В 20-е годы и даже в начале 30-х увидеть так людей было еще более или менее возможно, но к концу 30-х, я думаю, уже всем стало ясно, что с ангелами дело как-то не задалось. Работы 40-х, за исключением пейзажей и нескольких зарисовок городской жизни Ташкента, на выставке практически не представлены. Правда, есть два эскиза картины, посвященной взрыву атомной бомбы в Хиросиме. Тема была явно не лабасовская, энергия и свет у него никак не могли ассоциироваться с гибелью и разрушением, на картине появляются некие тени, преобразующиеся в лучистую энергию с удивленным выражением лица, так, будто это пошло не совсем так, как планировалось.

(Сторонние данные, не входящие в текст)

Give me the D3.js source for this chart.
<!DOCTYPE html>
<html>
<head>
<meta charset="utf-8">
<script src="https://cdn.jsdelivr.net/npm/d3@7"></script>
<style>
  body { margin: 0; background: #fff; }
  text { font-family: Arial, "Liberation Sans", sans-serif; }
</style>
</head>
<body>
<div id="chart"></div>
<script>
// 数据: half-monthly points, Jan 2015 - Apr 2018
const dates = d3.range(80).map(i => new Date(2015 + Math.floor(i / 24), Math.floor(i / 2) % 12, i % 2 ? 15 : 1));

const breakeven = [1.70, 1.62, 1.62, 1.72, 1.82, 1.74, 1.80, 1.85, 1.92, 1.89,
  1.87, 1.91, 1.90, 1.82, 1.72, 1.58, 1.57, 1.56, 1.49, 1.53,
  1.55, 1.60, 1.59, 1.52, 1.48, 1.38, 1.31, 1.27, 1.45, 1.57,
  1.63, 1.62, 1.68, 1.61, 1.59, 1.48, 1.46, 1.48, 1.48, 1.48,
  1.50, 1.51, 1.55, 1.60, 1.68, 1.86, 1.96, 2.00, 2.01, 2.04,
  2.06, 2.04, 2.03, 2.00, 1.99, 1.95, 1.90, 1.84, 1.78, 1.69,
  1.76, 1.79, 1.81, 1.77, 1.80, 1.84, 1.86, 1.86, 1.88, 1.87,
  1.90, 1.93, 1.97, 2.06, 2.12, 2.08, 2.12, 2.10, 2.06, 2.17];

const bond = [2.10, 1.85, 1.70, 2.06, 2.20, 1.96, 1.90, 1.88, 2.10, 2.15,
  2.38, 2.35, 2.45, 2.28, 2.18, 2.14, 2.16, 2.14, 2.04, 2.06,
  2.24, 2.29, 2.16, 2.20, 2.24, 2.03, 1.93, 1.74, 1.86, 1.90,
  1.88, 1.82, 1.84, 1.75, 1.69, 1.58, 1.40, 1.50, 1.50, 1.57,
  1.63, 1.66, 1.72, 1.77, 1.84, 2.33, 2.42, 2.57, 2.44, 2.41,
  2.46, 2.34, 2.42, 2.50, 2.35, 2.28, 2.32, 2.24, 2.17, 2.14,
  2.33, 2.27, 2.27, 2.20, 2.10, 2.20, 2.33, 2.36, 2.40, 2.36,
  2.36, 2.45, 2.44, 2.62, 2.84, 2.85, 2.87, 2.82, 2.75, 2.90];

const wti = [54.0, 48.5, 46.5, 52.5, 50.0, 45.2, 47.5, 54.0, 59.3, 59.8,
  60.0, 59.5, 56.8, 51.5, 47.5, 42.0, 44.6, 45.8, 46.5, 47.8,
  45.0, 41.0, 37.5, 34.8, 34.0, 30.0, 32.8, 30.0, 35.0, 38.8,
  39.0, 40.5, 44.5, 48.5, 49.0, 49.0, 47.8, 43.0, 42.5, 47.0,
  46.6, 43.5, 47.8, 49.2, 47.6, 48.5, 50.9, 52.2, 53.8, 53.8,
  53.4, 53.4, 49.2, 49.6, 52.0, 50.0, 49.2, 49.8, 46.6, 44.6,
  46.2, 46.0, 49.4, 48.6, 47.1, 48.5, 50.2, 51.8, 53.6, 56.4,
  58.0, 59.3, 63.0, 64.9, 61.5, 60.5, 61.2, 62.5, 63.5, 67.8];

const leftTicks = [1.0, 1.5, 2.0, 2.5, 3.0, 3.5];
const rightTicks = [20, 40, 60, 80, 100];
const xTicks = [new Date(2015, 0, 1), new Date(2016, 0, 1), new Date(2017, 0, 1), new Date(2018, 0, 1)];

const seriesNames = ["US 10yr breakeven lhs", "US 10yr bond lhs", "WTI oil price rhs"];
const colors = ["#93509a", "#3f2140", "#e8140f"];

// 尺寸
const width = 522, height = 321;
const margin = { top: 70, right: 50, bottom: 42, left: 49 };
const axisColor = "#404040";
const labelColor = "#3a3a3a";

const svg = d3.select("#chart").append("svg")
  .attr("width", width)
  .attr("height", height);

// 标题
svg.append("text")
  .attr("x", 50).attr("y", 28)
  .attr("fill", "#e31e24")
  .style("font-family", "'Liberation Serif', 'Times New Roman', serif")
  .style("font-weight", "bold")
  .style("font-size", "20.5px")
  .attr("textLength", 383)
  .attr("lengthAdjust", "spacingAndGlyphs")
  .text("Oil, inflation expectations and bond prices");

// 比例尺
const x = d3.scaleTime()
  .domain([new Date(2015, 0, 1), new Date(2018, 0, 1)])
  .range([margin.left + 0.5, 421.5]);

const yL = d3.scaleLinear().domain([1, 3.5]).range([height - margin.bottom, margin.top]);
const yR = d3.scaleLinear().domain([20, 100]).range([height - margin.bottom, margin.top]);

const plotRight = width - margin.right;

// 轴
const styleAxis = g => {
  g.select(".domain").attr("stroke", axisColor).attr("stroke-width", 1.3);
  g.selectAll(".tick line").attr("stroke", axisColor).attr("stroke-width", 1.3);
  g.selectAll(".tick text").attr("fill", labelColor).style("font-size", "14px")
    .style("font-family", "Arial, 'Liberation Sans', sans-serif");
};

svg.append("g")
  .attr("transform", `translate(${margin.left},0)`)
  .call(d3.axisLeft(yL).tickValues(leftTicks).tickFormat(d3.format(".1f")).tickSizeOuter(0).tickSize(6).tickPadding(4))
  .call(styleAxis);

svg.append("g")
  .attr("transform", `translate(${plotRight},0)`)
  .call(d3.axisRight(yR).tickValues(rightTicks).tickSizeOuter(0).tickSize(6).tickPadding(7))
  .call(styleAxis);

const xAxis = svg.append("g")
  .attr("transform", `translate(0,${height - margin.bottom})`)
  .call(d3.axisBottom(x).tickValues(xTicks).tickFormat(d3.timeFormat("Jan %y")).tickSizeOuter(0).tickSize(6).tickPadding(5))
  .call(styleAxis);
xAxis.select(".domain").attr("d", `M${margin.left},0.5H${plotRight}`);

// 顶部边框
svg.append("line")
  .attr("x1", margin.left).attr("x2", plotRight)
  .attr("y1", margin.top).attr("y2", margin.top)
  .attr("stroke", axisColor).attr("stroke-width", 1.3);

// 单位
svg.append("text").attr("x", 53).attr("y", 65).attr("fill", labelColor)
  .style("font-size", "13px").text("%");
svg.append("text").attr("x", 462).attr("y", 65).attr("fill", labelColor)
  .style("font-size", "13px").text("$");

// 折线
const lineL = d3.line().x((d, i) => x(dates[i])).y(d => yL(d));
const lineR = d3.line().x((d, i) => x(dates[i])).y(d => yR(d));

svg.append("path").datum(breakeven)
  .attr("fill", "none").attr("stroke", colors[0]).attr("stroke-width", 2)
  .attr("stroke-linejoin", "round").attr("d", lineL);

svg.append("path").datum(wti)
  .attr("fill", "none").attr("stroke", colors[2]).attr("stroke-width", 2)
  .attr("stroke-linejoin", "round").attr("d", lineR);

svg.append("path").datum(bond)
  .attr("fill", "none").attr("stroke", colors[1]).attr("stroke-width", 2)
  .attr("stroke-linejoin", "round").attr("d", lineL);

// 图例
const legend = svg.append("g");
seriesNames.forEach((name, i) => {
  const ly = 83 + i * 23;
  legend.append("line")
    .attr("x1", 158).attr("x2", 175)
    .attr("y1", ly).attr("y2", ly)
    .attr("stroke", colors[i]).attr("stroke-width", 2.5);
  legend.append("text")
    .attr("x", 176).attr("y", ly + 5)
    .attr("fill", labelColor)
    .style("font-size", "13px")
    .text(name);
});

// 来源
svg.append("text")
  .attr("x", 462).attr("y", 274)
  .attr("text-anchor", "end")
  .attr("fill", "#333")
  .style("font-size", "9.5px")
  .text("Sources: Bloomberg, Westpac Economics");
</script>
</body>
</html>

Но вот вещи 60-х в этом смысле изумительны. Все выглядит так, будто эти ангелические, эльфийские создания 30-х размножились и вот их дети, еще, если это возможно, чище, возвышеннее, изысканнее и при этом моднее, раскованнее, современнее, вдруг пришли к нему в гости. Причем это его близкие люди — сын, друзья сына, молодые художники, критики. Это поразительно, до какой степени поколение наших родителей выглядело в глазах наших дедов реинкарнацией тех, кто делал революцию и жил в 20-е. Как-то им показалось, что вот эти революционные деятели превратились в биологов, физиков, музыкантов 60-х, с такими же удлиненными пропорциями тел, тонкими улыбчивыми лицами, бестелесной, летящей походкой.

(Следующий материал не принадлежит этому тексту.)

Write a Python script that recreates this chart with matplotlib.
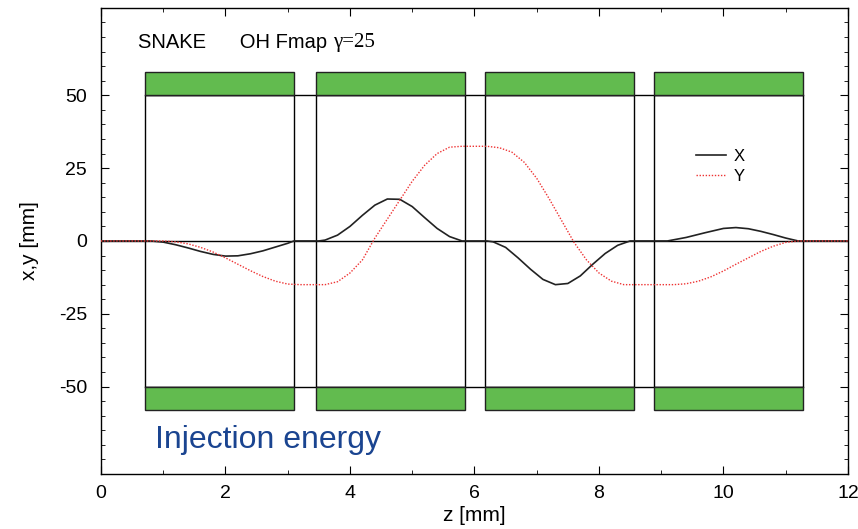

Александр Лабас был коммунистом и до конца жизни не осознал сомнительности коммунистического эксперимента. Ему казалось: ангелы — новые, модные — уже стучатся в двери. В том молодом поколении, которое он живописал, он не увидел скепсиса, разочарования в самой возможности превращения людей в возвышенные создания посредством ГУЛАГа и Хиросимы.

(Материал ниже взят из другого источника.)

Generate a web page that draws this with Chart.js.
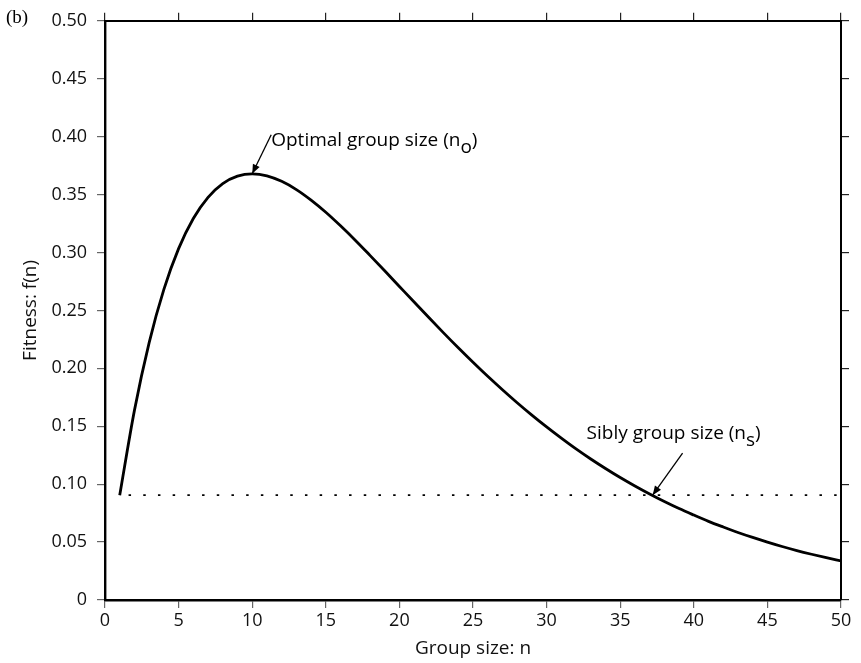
<!DOCTYPE html>
<html>
<head>
<meta charset="utf-8">
<script src="https://cdn.jsdelivr.net/npm/chart.js@4.4.1/dist/chart.umd.min.js"></script>
<style>
  html, body { margin: 0; padding: 0; background: #fff; }
  #wrap { width: 861px; height: 663px; position: relative; }
</style>
</head>
<body>
<div id="wrap"><canvas id="myChart" width="861" height="663"></canvas></div>
<script>
// group size n and fitness f(n)
const groupSize = [1, 2, 3, 4, 5, 6, 7, 8, 9, 10, 11, 12, 13, 14, 15, 16, 17, 18, 19, 20,
  21, 22, 23, 24, 25, 26, 27, 28, 29, 30, 31, 32, 33, 34, 35, 36, 37, 38, 39, 40,
  41, 42, 43, 44, 45, 46, 47, 48, 49, 50]
const fitness = [0.0905, 0.1637, 0.2222, 0.2681, 0.3033, 0.3293, 0.3476, 0.3595, 0.3659, 0.3679,
  0.3662, 0.3614, 0.3543, 0.3452, 0.3347, 0.3230, 0.3106, 0.2975, 0.2842, 0.2707,
  0.2572, 0.2438, 0.2306, 0.2177, 0.2052, 0.1931, 0.1815, 0.1703, 0.1596, 0.1494,
  0.1397, 0.1304, 0.1217, 0.1135, 0.1057, 0.0984, 0.0915, 0.0850, 0.0789, 0.0733,
  0.0679, 0.0630, 0.0583, 0.0540, 0.0500, 0.0462, 0.0427, 0.0395, 0.0365, 0.0337]

// solitary fitness level f(1), drawn as the dotted reference line
const soloLevelX = [1.6, 50]
const soloLevelY = [0.0905, 0.0905]

// annotated points
const optimalN = 10, optimalF = 0.3679
const siblyN = 37.2, siblyF = 0.0905

const xTicks = [0, 5, 10, 15, 20, 25, 30, 35, 40, 45, 50]
const yTicks = [0, 0.05, 0.10, 0.15, 0.20, 0.25, 0.30, 0.35, 0.40, 0.45, 0.50]

const FONT = '"Open Sans", "Noto Sans", sans-serif'

function arrow(ctx, x1, y1, x2, y2) {
    ctx.beginPath()
    ctx.moveTo(x1, y1)
    ctx.lineTo(x2, y2)
    ctx.stroke()
    const a = Math.atan2(y2 - y1, x2 - x1)
    const len = 10, w = 0.38
    ctx.beginPath()
    ctx.moveTo(x2, y2)
    ctx.lineTo(x2 - len * Math.cos(a - w), y2 - len * Math.sin(a - w))
    ctx.lineTo(x2 - len * Math.cos(a + w), y2 - len * Math.sin(a + w))
    ctx.closePath()
    ctx.fill()
}

function labelWithSub(ctx, x, y, main, sub) {
    ctx.font = '19px ' + FONT
    ctx.fillText(main, x, y)
    let w = ctx.measureText(main).width
    ctx.fillText(sub, x + w, y + 7)
    w += ctx.measureText(sub).width
    ctx.fillText(')', x + w, y)
}

// arrows + labels + panel letter
const notes = {
    id: 'notes',
    afterDraw(chart) {
        const ctx = chart.ctx
        const xs = chart.scales.x, ys = chart.scales.y
        ctx.save()
        ctx.fillStyle = '#000'
        ctx.strokeStyle = '#000'
        ctx.lineWidth = 1.3
        ctx.textBaseline = 'alphabetic'
        ctx.textAlign = 'left'

        const ox = xs.getPixelForValue(optimalN), oy = ys.getPixelForValue(optimalF)
        arrow(ctx, ox + 19, oy - 39, ox, oy)
        labelWithSub(ctx, ox + 19, oy - 28, 'Optimal group size (n', 'o')

        const sx = xs.getPixelForValue(siblyN), sy = ys.getPixelForValue(siblyF)
        arrow(ctx, sx + 30, sy - 42, sx, sy)
        labelWithSub(ctx, sx - 66, sy - 56, 'Sibly group size (n', 's')

        ctx.font = '19px "Liberation Serif", serif'
        ctx.fillText('(b)', 6, 23)
        ctx.restore()
    }
}

const tickGrid = { drawOnChartArea: false, drawTicks: true, tickLength: 8, color: '#666', lineWidth: 1.2 }

const config = {
    type: 'line',
    data: {
        datasets: [{
            data: groupSize.map((n, i) => ({ x: n, y: fitness[i] })),
            borderColor: '#000',
            borderWidth: 2.8,
            pointRadius: 0,
            cubicInterpolationMode: 'monotone',
            fill: false
        }, {
            data: soloLevelX.map((n, i) => ({ x: n, y: soloLevelY[i] })),
            borderColor: '#000',
            borderWidth: 1.6,
            borderDash: [2.5, 12.2],
            pointRadius: 0,
            fill: false
        }]
    },
    options: {
        responsive: false,
        animation: false,
        layout: { padding: 0 },
        plugins: { legend: { display: false }, tooltip: { enabled: false } },
        scales: {
            x: {
                type: 'linear', position: 'bottom', min: 0, max: 50,
                afterBuildTicks: s => { s.ticks = xTicks.map(v => ({ value: v })) },
                afterFit: s => { s.height = 63 },
                ticks: { color: '#111', font: { family: FONT, size: 18 }, padding: 2 },
                grid: tickGrid,
                border: { color: '#000', width: 2.4 },
                title: { display: true, text: 'Group size: n', color: '#111', font: { family: FONT, size: 19 }, padding: { top: 0, bottom: 3 } }
            },
            x2: {
                type: 'linear', position: 'top', min: 0, max: 50,
                afterBuildTicks: s => { s.ticks = xTicks.map(v => ({ value: v })) },
                afterFit: s => { s.height = 20 },
                ticks: { display: false },
                grid: Object.assign({}, tickGrid, { color: '#222' }),
                border: { color: '#000', width: 2 }
            },
            y: {
                type: 'linear', position: 'left', min: 0, max: 0.5,
                afterBuildTicks: s => { s.ticks = yTicks.map(v => ({ value: v })) },
                afterFit: s => { s.width = 105 },
                ticks: {
                    color: '#111', font: { family: FONT, size: 18 }, padding: 10,
                    callback: v => v === 0 ? '0' : v.toFixed(2)
                },
                grid: tickGrid,
                border: { color: '#000', width: 2.4 },
                title: { display: true, text: 'Fitness: f(n)', color: '#111', font: { family: FONT, size: 19 }, padding: { top: 19, bottom: 0 } }
            },
            y2: {
                type: 'linear', position: 'right', min: 0, max: 0.5,
                afterBuildTicks: s => { s.ticks = yTicks.map(v => ({ value: v })) },
                afterFit: s => { s.width = 20 },
                ticks: { display: false },
                grid: Object.assign({}, tickGrid, { color: '#222' }),
                border: { color: '#000', width: 2 }
            }
        }
    },
    plugins: [notes]
}

new Chart(document.getElementById('myChart').getContext('2d'), config)
</script>
</body>
</html>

За ним была своя правда. Скажем, его брат, пианист, пошел воевать в гражданскую войну, стал комбригом, потом его расстреляли в 1937-м. Он был из тех, кто в советских комбригах видит пианистов или жертв, но не палачей. Да и само это новое поколение почему-то вначале утверждало, что "все равно паду на той, на той единственной гражданской". Наверное, если бы мы встретились с ним сегодня, он бы выгнал меня вон как врага, и было бы за что. Но его возвышенным идеализмом трудно не проникнуться, а если даже удастся удержать дистанцию — трудно не позавидовать его судьбе. К нему пришли те, кого он ждал. Ну представьте себе — сегодня, нет, не сегодня, а через 15 лет к вам вдруг приходят дети тех, кто свергал советскую власть в 91-м году, и они ровно такие же и такими же звенящими от счастья голосами говорят о свободе слова и запрете правящей партии. Это даже дико. Но если это хорошо себе представить, то, вероятно, в этом можно найти какое-то упоительное счастье. А если не получается — сходите на выставку Лабаса. Она передает это ощущение.